2. Take advantage of all the power plays

Paul Maurice can complain all he wants, but his team is not well disciplined and it’s a reason why the Leafs have had the edge in power play chances through the first two games. But with just one goal on the man advantage through the first two games, Toronto has yet to really punish the Panthers for their disorderly playstyle with the special teams battle.
Bobrovsky’s strong play is a major factor in why that has been the case and he is masking a lot of Florida’s shortcomings when down a man. But the Leafs have yet to generate any chances from rebounds or off the rush and that has played a role in how they have only managed to score once on 15 total shots for on the power play. Toronto needs to make it nearly impossible for the Panthers to get on loose pucks and win the battles that allow for rebound chances or plays off the rush to go in their favour on the man advantage.
How many more power plays the Leafs will get remains to be seen, but if the Panthers want to continue playing on the edge physically then expect Toronto to have the edge the rest of the way. Regardless, they need to ensure that they capitalize on them more because the officials are going to eventually stop blowing the whistle and eventually the calls will start tilting in the other direction. And with Wes McCauley being one of the referees for tonight’s game, this is something the Leafs will need to take seriously.
This is where it would be nice to see the Leafs’ big stars get on the scoresheet given that all of Auston Matthews, Mitch Marner, William Nylander, John Tavares, and Morgan Rielly have gone scoreless in the first two games. It’s obviously not for a lack of trying given the aformented number of scoring chances the team has gotten, but it is certainly a far cry from how effective they were in the previous round.
The special team’s battle is always an important component of who wins a series, and the Panthers thus far have the edge due to their penalty kill unit only allowing a goal against up to this point. The Leafs need to change that and fast in order to get back on track.

3. Beat the Panthers at their own game

What has made Florida such a scary team and gotten them to this point is their relentless forecheck. They are an opportunistic team and their playstyle is one that works wonders in the playoffs, hence why they were able to overcome a 3-1 series deficit against the Bruins and how they enjoy a 2-0 lead at this point.
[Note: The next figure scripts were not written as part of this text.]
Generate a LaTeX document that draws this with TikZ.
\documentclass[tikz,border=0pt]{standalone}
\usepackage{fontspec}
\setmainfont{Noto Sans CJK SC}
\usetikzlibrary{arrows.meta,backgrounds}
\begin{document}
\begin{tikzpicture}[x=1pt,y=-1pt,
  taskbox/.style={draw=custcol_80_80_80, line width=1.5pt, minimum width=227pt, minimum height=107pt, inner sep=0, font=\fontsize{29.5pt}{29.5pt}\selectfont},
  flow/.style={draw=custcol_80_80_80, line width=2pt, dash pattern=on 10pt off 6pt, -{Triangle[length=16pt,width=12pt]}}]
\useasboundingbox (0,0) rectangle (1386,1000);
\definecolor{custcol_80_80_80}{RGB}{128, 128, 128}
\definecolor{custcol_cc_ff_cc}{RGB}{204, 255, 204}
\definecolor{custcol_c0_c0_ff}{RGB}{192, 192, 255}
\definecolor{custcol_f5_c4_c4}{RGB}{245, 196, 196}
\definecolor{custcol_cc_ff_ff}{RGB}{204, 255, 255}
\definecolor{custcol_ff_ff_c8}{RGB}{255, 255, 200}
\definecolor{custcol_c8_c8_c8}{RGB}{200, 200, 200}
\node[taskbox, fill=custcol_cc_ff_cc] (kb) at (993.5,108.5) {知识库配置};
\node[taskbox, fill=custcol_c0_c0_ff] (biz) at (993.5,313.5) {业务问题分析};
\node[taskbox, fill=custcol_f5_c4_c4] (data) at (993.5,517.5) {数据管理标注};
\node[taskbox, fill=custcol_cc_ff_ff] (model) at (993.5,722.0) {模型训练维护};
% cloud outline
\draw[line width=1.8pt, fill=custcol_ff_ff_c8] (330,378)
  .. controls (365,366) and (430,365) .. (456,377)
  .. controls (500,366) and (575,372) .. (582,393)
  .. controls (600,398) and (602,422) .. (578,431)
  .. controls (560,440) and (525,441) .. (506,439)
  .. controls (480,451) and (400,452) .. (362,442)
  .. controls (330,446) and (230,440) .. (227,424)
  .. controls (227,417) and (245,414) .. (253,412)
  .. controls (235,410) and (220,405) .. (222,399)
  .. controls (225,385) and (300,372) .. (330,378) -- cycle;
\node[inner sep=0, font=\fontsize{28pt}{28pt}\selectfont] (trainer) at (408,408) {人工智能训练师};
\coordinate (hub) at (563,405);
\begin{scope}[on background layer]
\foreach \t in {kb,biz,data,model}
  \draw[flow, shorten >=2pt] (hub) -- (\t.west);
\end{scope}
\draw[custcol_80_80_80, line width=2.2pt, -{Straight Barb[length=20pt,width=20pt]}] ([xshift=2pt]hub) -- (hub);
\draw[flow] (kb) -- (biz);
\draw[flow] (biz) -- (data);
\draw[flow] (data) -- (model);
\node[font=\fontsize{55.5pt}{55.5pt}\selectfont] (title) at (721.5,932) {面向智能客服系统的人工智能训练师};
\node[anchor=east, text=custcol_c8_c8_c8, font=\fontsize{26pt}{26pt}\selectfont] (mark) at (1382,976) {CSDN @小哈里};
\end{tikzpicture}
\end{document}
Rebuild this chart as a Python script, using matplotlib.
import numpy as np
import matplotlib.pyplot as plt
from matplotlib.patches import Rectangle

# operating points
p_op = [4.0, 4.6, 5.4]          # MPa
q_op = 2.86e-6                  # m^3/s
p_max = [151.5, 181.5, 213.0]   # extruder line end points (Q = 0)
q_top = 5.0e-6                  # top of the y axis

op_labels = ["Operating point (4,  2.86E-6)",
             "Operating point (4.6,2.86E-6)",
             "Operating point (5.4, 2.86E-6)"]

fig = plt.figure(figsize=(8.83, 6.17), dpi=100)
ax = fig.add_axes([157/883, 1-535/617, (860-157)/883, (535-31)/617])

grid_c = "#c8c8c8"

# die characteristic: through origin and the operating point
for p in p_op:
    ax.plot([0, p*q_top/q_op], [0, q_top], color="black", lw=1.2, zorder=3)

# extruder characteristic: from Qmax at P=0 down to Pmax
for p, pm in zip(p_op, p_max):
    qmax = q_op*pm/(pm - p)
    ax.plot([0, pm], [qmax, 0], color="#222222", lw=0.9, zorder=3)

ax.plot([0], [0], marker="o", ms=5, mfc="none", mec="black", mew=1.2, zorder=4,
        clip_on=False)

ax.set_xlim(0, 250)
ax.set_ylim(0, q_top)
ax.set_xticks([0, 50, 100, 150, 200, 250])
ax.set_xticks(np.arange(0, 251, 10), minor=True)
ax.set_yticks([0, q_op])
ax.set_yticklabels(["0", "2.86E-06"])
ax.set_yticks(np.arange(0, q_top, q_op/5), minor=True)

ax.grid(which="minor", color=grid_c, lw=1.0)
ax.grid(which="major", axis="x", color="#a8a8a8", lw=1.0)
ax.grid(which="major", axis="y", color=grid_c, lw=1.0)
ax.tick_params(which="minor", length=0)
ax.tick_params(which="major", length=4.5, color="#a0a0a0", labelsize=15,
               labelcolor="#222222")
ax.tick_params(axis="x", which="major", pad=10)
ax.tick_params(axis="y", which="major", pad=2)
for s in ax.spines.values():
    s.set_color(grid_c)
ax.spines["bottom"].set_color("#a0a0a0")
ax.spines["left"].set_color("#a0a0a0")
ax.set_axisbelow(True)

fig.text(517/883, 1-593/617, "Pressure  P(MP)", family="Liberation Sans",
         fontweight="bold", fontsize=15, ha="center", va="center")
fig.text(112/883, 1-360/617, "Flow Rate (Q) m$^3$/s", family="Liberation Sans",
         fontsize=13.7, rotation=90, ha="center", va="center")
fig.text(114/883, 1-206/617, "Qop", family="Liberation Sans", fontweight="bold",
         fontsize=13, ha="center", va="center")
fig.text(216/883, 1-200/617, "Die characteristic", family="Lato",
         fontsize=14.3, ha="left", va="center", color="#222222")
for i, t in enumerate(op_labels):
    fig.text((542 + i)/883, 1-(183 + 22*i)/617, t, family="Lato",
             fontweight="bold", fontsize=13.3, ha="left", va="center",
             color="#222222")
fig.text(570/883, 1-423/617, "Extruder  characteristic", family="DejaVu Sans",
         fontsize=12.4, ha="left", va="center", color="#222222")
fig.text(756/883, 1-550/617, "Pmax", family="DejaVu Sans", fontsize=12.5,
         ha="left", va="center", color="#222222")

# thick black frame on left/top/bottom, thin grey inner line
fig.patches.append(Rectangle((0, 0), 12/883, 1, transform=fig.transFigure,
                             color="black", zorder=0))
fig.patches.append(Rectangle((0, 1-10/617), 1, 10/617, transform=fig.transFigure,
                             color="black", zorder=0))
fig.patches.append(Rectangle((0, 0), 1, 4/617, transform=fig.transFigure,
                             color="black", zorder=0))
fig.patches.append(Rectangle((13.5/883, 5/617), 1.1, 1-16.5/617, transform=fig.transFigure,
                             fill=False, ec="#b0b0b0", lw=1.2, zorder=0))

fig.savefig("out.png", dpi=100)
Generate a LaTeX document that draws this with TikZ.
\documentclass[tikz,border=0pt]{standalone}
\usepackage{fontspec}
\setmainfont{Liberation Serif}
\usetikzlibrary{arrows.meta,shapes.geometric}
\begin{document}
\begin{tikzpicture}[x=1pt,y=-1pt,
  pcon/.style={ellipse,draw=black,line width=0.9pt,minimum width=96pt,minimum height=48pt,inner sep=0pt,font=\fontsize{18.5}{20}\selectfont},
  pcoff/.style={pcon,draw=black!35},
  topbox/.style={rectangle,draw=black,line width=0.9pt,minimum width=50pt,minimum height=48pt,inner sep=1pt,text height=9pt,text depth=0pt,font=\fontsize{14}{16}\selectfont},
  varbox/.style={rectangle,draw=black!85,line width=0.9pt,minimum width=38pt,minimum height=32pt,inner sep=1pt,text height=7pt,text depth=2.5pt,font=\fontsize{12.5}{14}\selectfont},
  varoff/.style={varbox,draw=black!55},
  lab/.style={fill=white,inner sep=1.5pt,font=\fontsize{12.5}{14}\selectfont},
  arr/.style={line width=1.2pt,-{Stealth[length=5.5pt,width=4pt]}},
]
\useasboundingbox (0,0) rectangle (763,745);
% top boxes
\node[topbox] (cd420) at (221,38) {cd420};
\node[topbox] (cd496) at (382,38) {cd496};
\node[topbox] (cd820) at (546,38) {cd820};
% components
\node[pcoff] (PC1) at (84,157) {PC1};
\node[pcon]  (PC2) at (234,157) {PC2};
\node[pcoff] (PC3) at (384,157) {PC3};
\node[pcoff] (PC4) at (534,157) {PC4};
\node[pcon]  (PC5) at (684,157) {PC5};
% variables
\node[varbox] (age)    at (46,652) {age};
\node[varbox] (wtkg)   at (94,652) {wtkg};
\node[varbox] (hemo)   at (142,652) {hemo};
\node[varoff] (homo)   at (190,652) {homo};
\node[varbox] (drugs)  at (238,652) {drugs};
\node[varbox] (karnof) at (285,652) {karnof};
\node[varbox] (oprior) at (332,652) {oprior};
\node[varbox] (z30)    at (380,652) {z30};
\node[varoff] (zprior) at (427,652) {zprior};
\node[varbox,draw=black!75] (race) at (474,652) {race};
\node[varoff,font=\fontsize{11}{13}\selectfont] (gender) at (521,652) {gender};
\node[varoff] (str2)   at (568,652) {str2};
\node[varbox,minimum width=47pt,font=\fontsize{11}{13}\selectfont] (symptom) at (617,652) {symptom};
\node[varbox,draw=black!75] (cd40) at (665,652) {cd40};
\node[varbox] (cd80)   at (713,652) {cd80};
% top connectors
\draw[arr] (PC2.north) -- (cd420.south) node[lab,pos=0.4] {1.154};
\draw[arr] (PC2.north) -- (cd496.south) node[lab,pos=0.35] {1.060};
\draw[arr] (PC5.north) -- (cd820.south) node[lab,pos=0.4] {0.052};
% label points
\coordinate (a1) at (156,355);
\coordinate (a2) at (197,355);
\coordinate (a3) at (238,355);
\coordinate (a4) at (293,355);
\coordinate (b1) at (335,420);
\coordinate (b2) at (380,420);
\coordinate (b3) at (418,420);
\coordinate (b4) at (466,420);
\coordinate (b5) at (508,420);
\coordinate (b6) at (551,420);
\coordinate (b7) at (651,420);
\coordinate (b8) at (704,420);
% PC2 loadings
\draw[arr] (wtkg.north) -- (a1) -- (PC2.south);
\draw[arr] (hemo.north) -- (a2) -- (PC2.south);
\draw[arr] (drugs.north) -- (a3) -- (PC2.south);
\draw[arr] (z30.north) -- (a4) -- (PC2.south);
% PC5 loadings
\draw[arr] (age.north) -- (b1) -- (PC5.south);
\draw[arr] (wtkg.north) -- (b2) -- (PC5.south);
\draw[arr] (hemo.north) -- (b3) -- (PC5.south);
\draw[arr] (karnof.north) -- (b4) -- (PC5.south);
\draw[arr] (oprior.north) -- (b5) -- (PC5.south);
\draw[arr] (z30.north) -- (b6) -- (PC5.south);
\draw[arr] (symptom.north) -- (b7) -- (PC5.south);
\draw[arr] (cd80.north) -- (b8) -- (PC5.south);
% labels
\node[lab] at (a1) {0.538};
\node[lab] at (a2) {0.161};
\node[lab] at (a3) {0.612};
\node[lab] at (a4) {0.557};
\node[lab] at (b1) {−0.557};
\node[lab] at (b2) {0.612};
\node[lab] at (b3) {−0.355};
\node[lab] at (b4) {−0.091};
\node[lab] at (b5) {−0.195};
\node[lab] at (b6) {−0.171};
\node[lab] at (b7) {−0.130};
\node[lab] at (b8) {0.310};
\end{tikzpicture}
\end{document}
It’s not to say this performance came out of nowhere since this group is a year removed from winning the President’s Trophy, but their altered approach has been far more effective this time around when compared to last season.
The Leafs have definitely been able to somewhat keep up with the Panthers’ speed, but Toronto has yet to find an answer to neutralizing Florida’s forecheck. I believe the solution to this is simple: the Leafs need to beat the Panthers at their own game.
Sheldon Keefe needs to instruct his players to be hungry on the puck and apply the same amount of pressure on the puck carrier that the Panthers have done. He should also tell them to play the body more often than not to gain separation and get things going in the right direction. And if a play is developing the other way, there needs to be bodies back to ensure that Ilya Samsonov has an easier time making the save to minimize the damage.
There is no denying that the Panthers have a quality group of players, with the likes of Matthew Tkachuk, Brandon Montour, Sam Reinhart, Alexander Barkov, and Sam Bennett leading the way. But as a collective whole, the Leafs possess the overall better lineup and playing a higher-tempo game will do wonders to ensure that Florida has a harder time keeping up.
At the end of the day, this all comes down to capitalizing on the chances you get and the Panthers have been the better team in that regard at even strength. If the Leafs want any shot of getting back in this series, matching Florida’s forecheck should help in generating more scoring opportunities and potentially more goals.